Mehr Infos unter zwangsheirat.ch.

Anu Sivaganesan ist in Sri Lanka aufgewachsen. Als sie zwei Jahre alt war, flohen erst ihr Vater und später ihr sechs Jahre älterer Bruder vor dem Bürgerkrieg in die Schweiz. Jahrelang hatten sie nur telefonisch Kontakt, erst zehn Jahre später konnten Anu Sivaganesan und ihre Mutter über den Familiennachzug ebenfalls in die Schweiz kommen. Die Ankunft in der Schweiz erlebte die damals Zwölfjährige als Schock – als Klimaschock, aber auch als «Bildungssturz», musste sie doch, die in Sri Lanka Bestnoten geschrieben hatte, zunächst einmal eine Kleinklasse besuchen, um Deutsch zu lernen, und danach in eine 6. Primarklasse einsteigen. Doch ihr eiserner Wille ermöglichte es ihr, schliesslich ins Gymnasium überzuwechseln und an der Uni Zürich einen Master of Law zu erwerben.

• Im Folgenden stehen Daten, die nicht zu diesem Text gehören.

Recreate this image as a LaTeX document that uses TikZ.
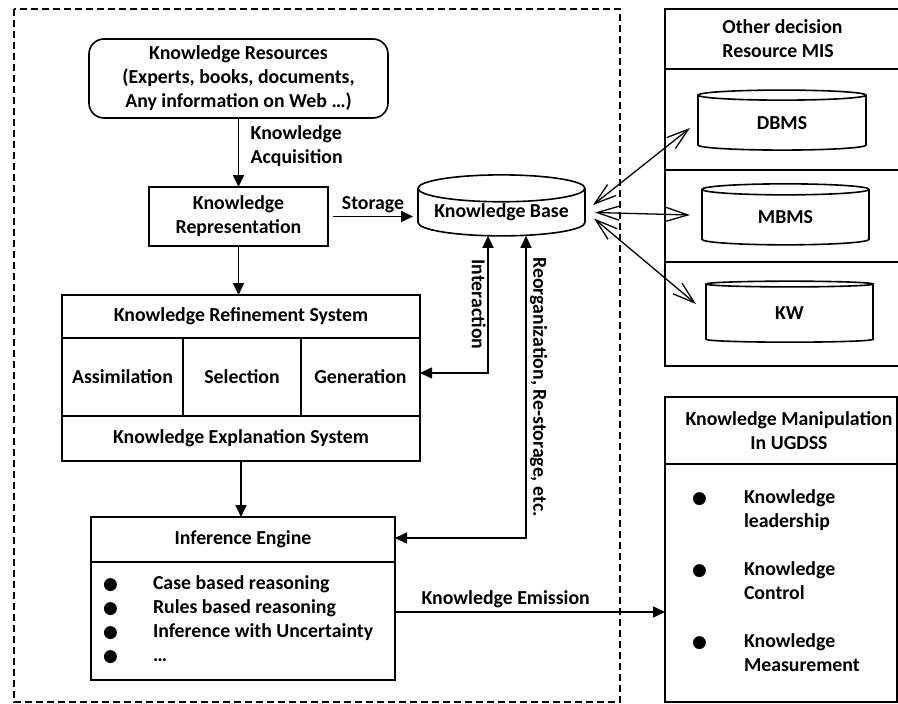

In ihre Gymnasialzeit fiel auch der Beginn ihres politischen Engagements. Der Bruder nahm die kleine Schwester mit zu Veranstaltungen gegen Rassismus und für Integration, das Feuer sprang schnell über und sie wurde in verschiedenen Vereinen im Bereich Integration und Menschenrechte aktiv, während Rupan Sivaganesan in die Politik einstieg und für die Linke im Zuger Gemeinde- und Kantonsrat Einsitz nahm. Mit 17 Jahren wurde Anu jüngstes Mitglied der Zuger Integrationskommission. Zu Hause sorgt das Engagement der Geschwister auch mal für Diskussionen, etwa wenn die beiden gegen das in Sri Lanka verbreitete Kastensystem anreden. «Unsere Eltern sind nicht besonders liberal. Aber sie sind sehr offen, wie wir unser Leben gestalten», sagt Anu Sivaganesan. Das hat wohl auch mit deren persönlicher Lebensgeschichte zu tun. In Sri Lanka, wo Ehen im Normalfall von den Eltern arrangiert werden, haben sie aus Liebe geheiratet.